* [PROBLEM DESCRIPTION]
Retype these lines and no others: the line holding "Reproduce this chart", the line holding "capital_q4 = [76.6, 76.5, 82.0, 68.5]", and all lines between them. Pictures stay out.

--- START OF DATA LISTING ---

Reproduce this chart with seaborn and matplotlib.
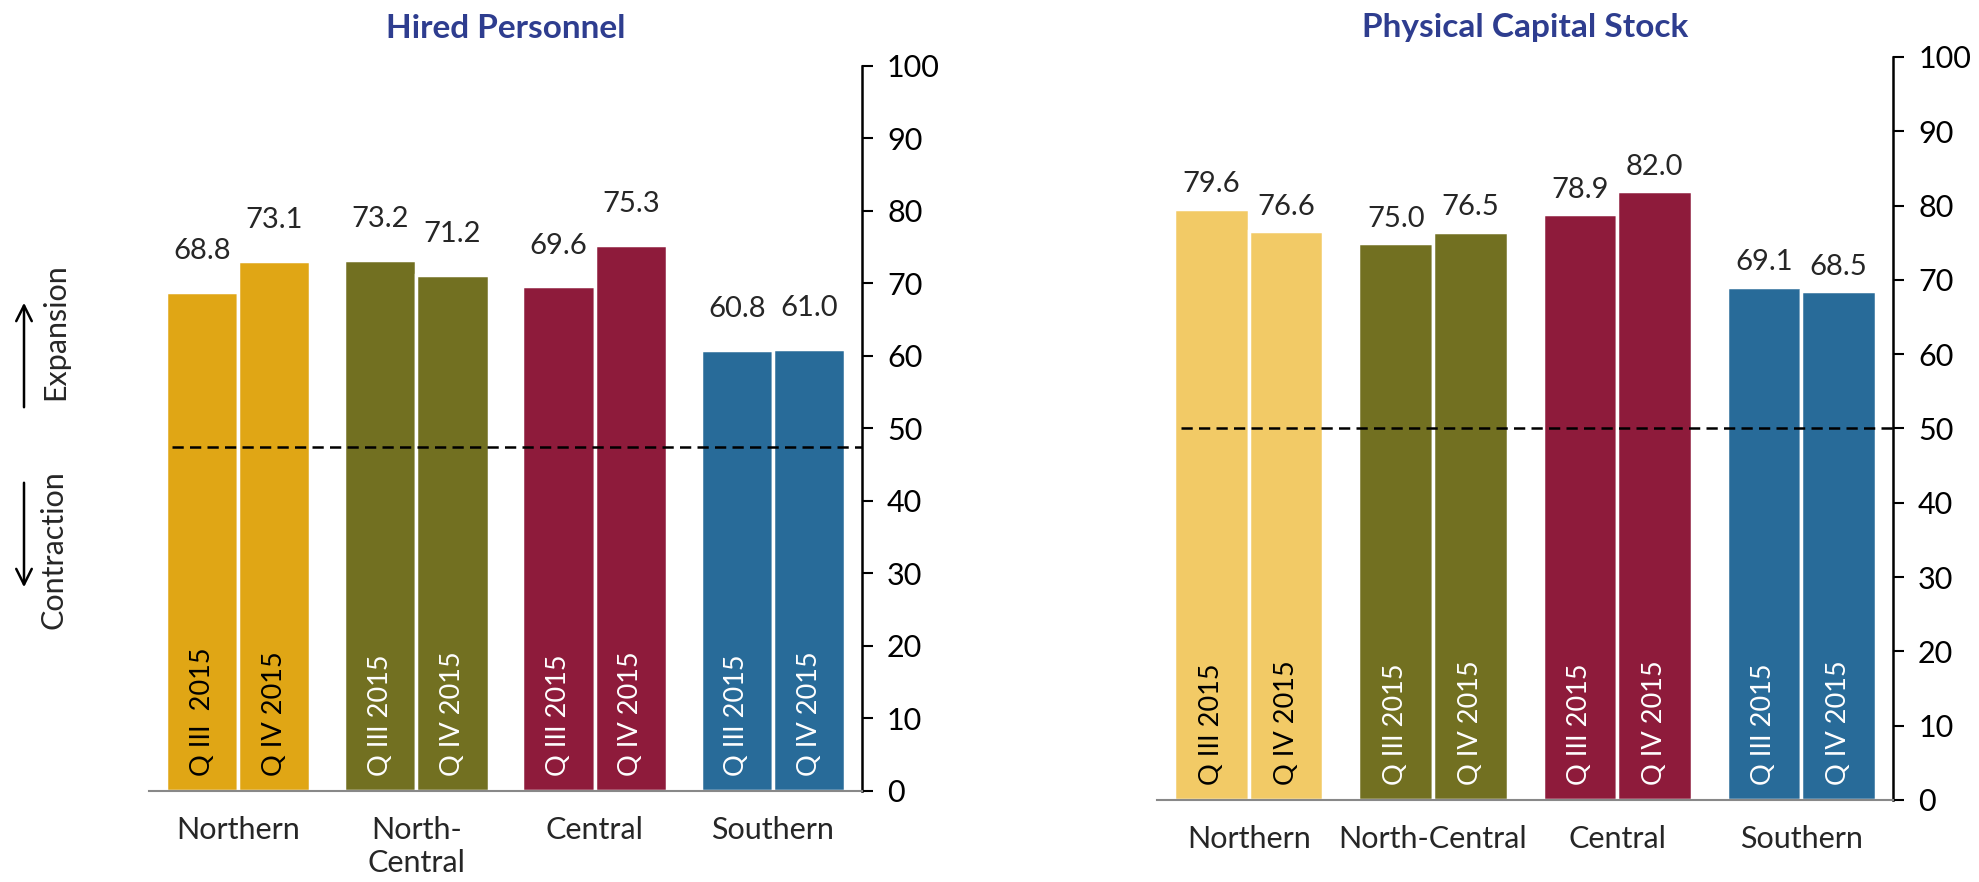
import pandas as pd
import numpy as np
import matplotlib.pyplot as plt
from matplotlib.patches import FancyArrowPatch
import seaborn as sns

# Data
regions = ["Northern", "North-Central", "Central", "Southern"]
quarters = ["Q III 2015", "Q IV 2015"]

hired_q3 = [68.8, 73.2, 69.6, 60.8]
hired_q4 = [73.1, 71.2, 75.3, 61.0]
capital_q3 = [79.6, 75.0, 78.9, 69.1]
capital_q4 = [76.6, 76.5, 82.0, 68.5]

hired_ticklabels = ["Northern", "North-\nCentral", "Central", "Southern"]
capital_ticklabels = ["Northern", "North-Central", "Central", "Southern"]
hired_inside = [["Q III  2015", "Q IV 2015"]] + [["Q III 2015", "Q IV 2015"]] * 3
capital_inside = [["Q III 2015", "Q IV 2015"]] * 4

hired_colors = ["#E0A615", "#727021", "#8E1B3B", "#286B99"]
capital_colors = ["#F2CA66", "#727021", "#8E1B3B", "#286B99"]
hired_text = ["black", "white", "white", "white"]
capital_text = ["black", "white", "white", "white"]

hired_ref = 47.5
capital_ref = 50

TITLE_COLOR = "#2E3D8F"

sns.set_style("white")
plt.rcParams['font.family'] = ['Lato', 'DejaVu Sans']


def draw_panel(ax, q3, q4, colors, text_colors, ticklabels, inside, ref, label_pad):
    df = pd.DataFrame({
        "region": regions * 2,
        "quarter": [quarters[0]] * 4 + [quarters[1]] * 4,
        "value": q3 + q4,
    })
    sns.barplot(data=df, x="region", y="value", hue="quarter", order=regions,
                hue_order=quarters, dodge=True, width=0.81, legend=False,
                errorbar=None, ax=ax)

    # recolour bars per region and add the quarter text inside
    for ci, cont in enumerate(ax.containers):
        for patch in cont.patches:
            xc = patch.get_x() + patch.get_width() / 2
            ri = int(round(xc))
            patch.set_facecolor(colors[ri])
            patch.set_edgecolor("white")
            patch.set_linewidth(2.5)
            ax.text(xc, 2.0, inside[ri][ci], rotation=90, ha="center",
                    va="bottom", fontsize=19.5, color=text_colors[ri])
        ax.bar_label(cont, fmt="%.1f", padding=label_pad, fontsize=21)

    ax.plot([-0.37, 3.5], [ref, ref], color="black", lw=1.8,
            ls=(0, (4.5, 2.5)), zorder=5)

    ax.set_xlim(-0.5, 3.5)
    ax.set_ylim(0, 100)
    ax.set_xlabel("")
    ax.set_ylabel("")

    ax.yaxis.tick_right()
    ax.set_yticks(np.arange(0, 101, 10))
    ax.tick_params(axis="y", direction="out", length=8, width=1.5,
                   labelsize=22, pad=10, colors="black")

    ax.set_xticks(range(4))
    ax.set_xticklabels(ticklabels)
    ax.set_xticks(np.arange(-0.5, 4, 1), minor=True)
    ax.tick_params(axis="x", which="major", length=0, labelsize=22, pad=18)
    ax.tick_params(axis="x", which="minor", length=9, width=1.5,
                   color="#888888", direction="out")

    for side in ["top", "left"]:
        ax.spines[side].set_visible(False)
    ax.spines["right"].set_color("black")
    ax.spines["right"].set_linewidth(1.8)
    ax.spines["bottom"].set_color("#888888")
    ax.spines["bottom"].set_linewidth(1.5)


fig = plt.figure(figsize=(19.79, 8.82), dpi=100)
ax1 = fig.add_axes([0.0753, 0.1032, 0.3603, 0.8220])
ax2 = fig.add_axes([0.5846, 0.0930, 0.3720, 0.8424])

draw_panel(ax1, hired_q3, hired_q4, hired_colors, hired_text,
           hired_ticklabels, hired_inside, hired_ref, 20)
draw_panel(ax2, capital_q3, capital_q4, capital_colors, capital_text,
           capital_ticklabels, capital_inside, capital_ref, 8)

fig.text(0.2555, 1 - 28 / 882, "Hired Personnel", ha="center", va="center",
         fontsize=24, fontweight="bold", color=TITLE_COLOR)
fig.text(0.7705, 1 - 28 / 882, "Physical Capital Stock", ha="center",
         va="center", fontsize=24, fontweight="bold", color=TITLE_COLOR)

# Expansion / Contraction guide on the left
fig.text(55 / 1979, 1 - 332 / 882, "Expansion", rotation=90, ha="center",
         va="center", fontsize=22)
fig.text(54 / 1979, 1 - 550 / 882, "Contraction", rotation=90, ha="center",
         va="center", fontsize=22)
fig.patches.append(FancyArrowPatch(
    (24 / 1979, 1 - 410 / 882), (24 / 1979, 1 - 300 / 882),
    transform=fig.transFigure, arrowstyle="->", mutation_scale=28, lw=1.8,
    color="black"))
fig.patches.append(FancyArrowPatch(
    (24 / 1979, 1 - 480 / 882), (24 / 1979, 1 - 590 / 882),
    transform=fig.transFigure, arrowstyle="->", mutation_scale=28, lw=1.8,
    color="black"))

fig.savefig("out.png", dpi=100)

--- END OF DATA LISTING ---
--- START OF DATA LISTING ---

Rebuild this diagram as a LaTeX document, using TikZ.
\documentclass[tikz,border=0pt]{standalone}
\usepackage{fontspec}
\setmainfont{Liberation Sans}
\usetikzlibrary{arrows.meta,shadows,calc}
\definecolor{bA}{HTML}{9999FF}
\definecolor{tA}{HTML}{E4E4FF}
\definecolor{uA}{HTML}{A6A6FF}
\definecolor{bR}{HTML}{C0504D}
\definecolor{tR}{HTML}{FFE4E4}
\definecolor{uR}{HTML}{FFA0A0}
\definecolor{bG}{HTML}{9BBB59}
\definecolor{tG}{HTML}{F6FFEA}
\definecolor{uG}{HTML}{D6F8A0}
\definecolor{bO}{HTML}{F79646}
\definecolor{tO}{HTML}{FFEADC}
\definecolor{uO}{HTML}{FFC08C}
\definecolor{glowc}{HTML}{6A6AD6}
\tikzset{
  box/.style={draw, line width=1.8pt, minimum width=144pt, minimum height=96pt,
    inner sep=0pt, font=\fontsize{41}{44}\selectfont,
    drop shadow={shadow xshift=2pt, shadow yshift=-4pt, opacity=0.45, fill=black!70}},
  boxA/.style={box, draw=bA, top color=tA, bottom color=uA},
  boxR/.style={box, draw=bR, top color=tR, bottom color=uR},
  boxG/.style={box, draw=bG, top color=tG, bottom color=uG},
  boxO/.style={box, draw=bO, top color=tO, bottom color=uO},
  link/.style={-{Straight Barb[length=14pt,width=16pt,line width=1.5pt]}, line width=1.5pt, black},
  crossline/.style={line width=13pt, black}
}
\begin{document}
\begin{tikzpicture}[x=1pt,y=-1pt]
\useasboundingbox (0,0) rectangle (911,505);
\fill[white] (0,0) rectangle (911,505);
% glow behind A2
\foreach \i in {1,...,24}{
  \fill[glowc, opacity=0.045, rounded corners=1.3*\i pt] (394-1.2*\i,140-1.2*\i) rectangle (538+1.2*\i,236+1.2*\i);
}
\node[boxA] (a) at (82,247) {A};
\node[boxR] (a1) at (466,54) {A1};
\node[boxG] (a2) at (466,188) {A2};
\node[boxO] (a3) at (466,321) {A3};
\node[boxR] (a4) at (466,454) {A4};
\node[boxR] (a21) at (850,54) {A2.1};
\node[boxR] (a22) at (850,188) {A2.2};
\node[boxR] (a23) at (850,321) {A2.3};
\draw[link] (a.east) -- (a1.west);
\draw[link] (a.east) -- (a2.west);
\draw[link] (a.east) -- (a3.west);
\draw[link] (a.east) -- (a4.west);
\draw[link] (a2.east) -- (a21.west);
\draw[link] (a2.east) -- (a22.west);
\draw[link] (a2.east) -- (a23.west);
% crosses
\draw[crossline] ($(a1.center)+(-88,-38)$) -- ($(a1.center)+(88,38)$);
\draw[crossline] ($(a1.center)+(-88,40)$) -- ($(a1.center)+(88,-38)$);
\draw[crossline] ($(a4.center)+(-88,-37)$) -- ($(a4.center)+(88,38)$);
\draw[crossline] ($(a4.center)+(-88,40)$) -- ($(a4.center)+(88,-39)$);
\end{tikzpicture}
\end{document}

--- END OF DATA LISTING ---
--- START OF DATA LISTING ---

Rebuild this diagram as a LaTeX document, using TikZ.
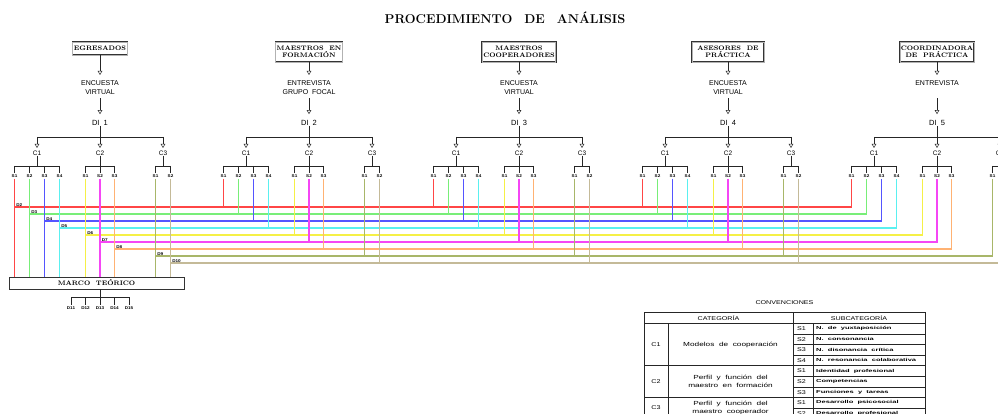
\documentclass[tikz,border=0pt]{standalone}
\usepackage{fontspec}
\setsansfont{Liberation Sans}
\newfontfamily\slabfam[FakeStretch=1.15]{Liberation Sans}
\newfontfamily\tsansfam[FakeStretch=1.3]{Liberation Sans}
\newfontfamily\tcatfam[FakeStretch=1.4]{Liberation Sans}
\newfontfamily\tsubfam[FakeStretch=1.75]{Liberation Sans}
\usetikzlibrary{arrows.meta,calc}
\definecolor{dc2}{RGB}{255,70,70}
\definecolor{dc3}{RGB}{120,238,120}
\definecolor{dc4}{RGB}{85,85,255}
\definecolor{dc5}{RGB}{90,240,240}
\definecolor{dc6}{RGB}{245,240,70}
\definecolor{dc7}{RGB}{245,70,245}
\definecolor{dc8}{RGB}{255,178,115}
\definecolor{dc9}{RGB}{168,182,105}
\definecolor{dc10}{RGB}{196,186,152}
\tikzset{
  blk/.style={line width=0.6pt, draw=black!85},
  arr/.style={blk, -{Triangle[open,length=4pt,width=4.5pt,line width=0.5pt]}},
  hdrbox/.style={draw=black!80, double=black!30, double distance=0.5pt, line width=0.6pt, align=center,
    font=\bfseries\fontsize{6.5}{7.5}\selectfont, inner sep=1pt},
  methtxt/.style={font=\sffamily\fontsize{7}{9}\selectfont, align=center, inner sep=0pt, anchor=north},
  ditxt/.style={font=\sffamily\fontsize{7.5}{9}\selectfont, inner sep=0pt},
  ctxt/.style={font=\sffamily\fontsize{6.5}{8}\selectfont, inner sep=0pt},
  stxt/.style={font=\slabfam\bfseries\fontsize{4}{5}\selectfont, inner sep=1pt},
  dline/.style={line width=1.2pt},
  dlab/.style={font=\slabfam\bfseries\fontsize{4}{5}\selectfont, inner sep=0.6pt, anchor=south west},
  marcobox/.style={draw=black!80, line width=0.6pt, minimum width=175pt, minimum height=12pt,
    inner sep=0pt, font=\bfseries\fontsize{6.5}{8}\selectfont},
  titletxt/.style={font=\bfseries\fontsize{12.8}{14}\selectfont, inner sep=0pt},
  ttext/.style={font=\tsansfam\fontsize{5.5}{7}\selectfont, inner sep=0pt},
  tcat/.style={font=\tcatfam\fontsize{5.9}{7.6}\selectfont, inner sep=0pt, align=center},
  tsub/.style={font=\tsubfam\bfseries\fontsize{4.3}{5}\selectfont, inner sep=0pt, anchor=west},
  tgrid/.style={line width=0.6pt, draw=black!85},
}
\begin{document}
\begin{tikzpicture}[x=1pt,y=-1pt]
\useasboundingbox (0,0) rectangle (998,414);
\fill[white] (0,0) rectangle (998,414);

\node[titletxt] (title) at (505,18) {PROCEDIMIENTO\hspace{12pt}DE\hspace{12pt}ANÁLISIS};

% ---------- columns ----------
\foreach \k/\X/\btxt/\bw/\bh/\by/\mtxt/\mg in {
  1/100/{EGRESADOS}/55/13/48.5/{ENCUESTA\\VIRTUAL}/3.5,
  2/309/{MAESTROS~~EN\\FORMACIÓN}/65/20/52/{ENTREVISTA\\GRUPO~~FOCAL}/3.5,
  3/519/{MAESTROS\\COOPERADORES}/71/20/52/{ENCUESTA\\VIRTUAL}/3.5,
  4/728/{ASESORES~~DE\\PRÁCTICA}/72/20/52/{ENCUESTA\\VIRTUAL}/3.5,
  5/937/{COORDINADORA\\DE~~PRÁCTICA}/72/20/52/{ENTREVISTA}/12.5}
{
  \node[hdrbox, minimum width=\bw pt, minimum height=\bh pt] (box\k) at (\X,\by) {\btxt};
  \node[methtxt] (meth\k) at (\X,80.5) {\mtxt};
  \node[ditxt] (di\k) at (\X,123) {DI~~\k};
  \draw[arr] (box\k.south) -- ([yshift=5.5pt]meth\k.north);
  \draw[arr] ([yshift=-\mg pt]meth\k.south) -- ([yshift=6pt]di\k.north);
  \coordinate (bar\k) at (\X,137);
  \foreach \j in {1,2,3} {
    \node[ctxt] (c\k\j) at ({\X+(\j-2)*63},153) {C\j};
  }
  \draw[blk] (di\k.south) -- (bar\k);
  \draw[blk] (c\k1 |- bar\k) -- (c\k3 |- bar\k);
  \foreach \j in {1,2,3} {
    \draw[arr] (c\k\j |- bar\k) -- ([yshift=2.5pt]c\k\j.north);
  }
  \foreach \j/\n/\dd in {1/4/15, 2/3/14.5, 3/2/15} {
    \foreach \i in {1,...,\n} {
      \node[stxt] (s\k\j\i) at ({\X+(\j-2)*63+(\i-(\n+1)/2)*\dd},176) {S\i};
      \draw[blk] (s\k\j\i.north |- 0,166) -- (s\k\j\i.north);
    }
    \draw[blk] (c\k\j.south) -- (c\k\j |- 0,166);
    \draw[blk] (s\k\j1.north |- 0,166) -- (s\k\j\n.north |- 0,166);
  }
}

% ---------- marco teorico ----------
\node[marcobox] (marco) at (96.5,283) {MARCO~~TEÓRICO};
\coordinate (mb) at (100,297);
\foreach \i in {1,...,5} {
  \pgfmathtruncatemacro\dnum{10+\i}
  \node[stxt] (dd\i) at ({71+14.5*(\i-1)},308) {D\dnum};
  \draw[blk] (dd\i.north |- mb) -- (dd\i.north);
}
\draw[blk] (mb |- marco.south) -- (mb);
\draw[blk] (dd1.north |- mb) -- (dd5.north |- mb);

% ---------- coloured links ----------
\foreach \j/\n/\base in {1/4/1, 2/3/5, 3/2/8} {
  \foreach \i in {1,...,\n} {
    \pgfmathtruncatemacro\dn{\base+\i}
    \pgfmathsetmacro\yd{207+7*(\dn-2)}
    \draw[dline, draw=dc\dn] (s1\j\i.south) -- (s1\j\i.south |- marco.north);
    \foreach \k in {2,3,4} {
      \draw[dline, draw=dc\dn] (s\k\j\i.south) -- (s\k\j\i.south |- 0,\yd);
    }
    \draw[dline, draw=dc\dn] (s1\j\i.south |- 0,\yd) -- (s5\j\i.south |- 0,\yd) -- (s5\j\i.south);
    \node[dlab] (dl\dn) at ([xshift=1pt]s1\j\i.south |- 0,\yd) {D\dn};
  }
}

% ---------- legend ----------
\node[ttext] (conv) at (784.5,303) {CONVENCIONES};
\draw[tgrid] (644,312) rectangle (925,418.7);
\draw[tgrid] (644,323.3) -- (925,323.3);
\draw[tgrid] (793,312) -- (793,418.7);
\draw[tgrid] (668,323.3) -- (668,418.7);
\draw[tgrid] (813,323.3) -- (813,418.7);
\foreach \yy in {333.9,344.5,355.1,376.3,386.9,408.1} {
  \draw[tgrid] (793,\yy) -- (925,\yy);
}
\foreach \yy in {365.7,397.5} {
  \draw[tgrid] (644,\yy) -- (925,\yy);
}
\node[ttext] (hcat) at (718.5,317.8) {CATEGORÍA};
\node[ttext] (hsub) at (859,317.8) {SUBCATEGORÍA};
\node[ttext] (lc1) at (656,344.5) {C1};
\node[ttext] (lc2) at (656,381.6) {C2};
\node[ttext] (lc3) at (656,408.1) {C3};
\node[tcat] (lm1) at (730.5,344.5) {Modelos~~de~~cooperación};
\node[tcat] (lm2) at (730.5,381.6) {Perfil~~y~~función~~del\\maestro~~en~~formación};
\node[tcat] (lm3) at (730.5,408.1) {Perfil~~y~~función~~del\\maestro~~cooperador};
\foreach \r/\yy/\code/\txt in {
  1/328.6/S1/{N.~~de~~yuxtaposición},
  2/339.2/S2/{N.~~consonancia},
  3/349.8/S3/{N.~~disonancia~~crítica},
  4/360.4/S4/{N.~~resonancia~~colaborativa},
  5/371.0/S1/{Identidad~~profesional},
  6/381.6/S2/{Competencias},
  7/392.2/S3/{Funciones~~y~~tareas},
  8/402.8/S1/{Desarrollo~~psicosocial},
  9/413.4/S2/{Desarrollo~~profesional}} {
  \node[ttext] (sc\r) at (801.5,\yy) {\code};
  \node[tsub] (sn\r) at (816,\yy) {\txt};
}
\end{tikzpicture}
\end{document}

--- END OF DATA LISTING ---

* [RESULT]
Reproduce this chart with seaborn and matplotlib.
import pandas as pd
import numpy as np
import matplotlib.pyplot as plt
from matplotlib.patches import FancyArrowPatch
import seaborn as sns

# Data
regions = ["Northern", "North-Central", "Central", "Southern"]
quarters = ["Q III 2015", "Q IV 2015"]

hired_q3 = [68.8, 73.2, 69.6, 60.8]
hired_q4 = [73.1, 71.2, 75.3, 61.0]
capital_q3 = [79.6, 75.0, 78.9, 69.1]
capital_q4 = [76.6, 76.5, 82.0, 68.5]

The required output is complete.